*Information provided*
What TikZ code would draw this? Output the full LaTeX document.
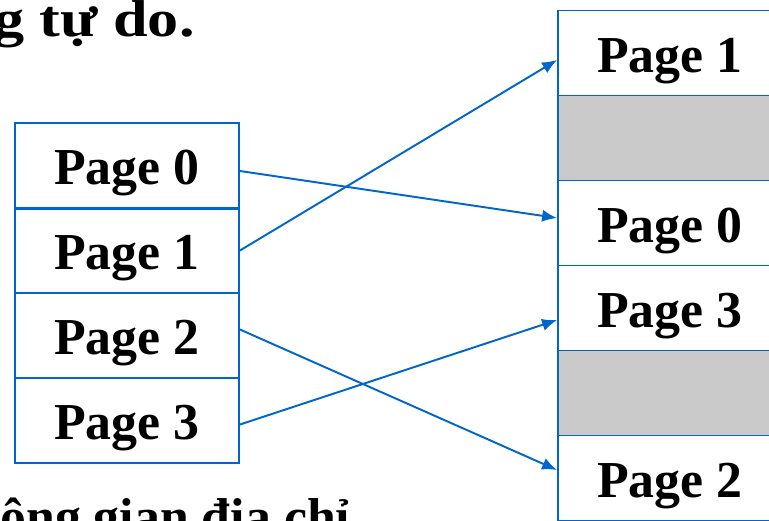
\documentclass[tikz,border=0pt]{standalone}
\usepackage{fontspec}
\setmainfont{Liberation Serif}
\usepackage{xcolor}
\usetikzlibrary{arrows.meta}
\usetikzlibrary{math}
\definecolor{pblue}{RGB}{0,102,204}
\definecolor{pgray}{RGB}{202,202,202}

\begin{document}
\begin{tikzpicture}[x=0.02cm,y=-0.02cm,
  big/.style={font=\fontsize{29.5}{35}\selectfont\bfseries},
  page/.style={big, draw=pblue, line width=1.1pt, minimum width=4.48cm,
    minimum height=1.7cm, inner sep=0pt, text height=28pt, text depth=6pt},
  free/.style={page, fill=pgray},
  map/.style={pblue, line width=1.1pt, -{Latex[length=8.5pt,width=7pt]}}]

\tikzmath{
\lx = 127; %left column centre
\rx = 670; %right column centre
\h = 85;   %row height
\ly = 165.5;
\ry = 53;
}

\useasboundingbox (0,0) rectangle (769,521);

%text above and below
\node[big, anchor=base east, inner sep=0pt] (head) at (195,36) {\scalebox{1.2}[1]{g tự do.}};
\node[big, anchor=base west, inner sep=0pt] (foot) at (0,534) {ông gian địa chỉ};

%logical pages:
\node[page] (l0) at (\lx,\ly) {Page 0};
\node[page] (l1) at (\lx,\ly+\h) {Page 1};
\node[page] (l2) at (\lx,\ly+2*\h) {Page 2};
\node[page] (l3) at (\lx,\ly+3*\h) {Page 3};
\draw[pblue, line width=1.7pt] (l0.south west) -- (l0.south east);

%physical frames:
\node[page] (r1) at (\rx,\ry) {Page 1};
\node[free] (f0) at (\rx,\ry+\h) {};
\node[page] (r0) at (\rx,\ry+2*\h) {Page 0};
\node[page] (r3) at (\rx,\ry+3*\h) {Page 3};
\node[free] (f1) at (\rx,\ry+4*\h) {};
\node[page] (r2) at (\rx,\ry+5*\h) {Page 2};

%mapping
\draw[map] ([yshift=-0.11cm]l0.east) -- ([yshift=0.1cm]r0.west);
\draw[map] (l1.east) -- ([yshift=-0.14cm]r1.west);
\draw[map] ([yshift=0.12cm]l2.east) -- ([yshift=0.16cm]r2.west);
\draw[map] ([yshift=-0.08cm]l3.east) -- ([yshift=-0.24cm]r3.west);

\end{tikzpicture}
\end{document}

*What is needed*
The lines from the start of the data through the line that contains "(0,0) rectangle (769,521);" are to be returned exactly, please, with both ends included and every picture left out.

*Output of the exercise*
What TikZ code would draw this? Output the full LaTeX document.
\documentclass[tikz,border=0pt]{standalone}
\usepackage{fontspec}
\setmainfont{Liberation Serif}
\usepackage{xcolor}
\usetikzlibrary{arrows.meta}
\usetikzlibrary{math}
\definecolor{pblue}{RGB}{0,102,204}
\definecolor{pgray}{RGB}{202,202,202}

\begin{document}
\begin{tikzpicture}[x=0.02cm,y=-0.02cm,
  big/.style={font=\fontsize{29.5}{35}\selectfont\bfseries},
  page/.style={big, draw=pblue, line width=1.1pt, minimum width=4.48cm,
    minimum height=1.7cm, inner sep=0pt, text height=28pt, text depth=6pt},
  free/.style={page, fill=pgray},
  map/.style={pblue, line width=1.1pt, -{Latex[length=8.5pt,width=7pt]}}]

\tikzmath{
\lx = 127; %left column centre
\rx = 670; %right column centre
\h = 85;   %row height
\ly = 165.5;
\ry = 53;
}

\useasboundingbox (0,0) rectangle (769,521);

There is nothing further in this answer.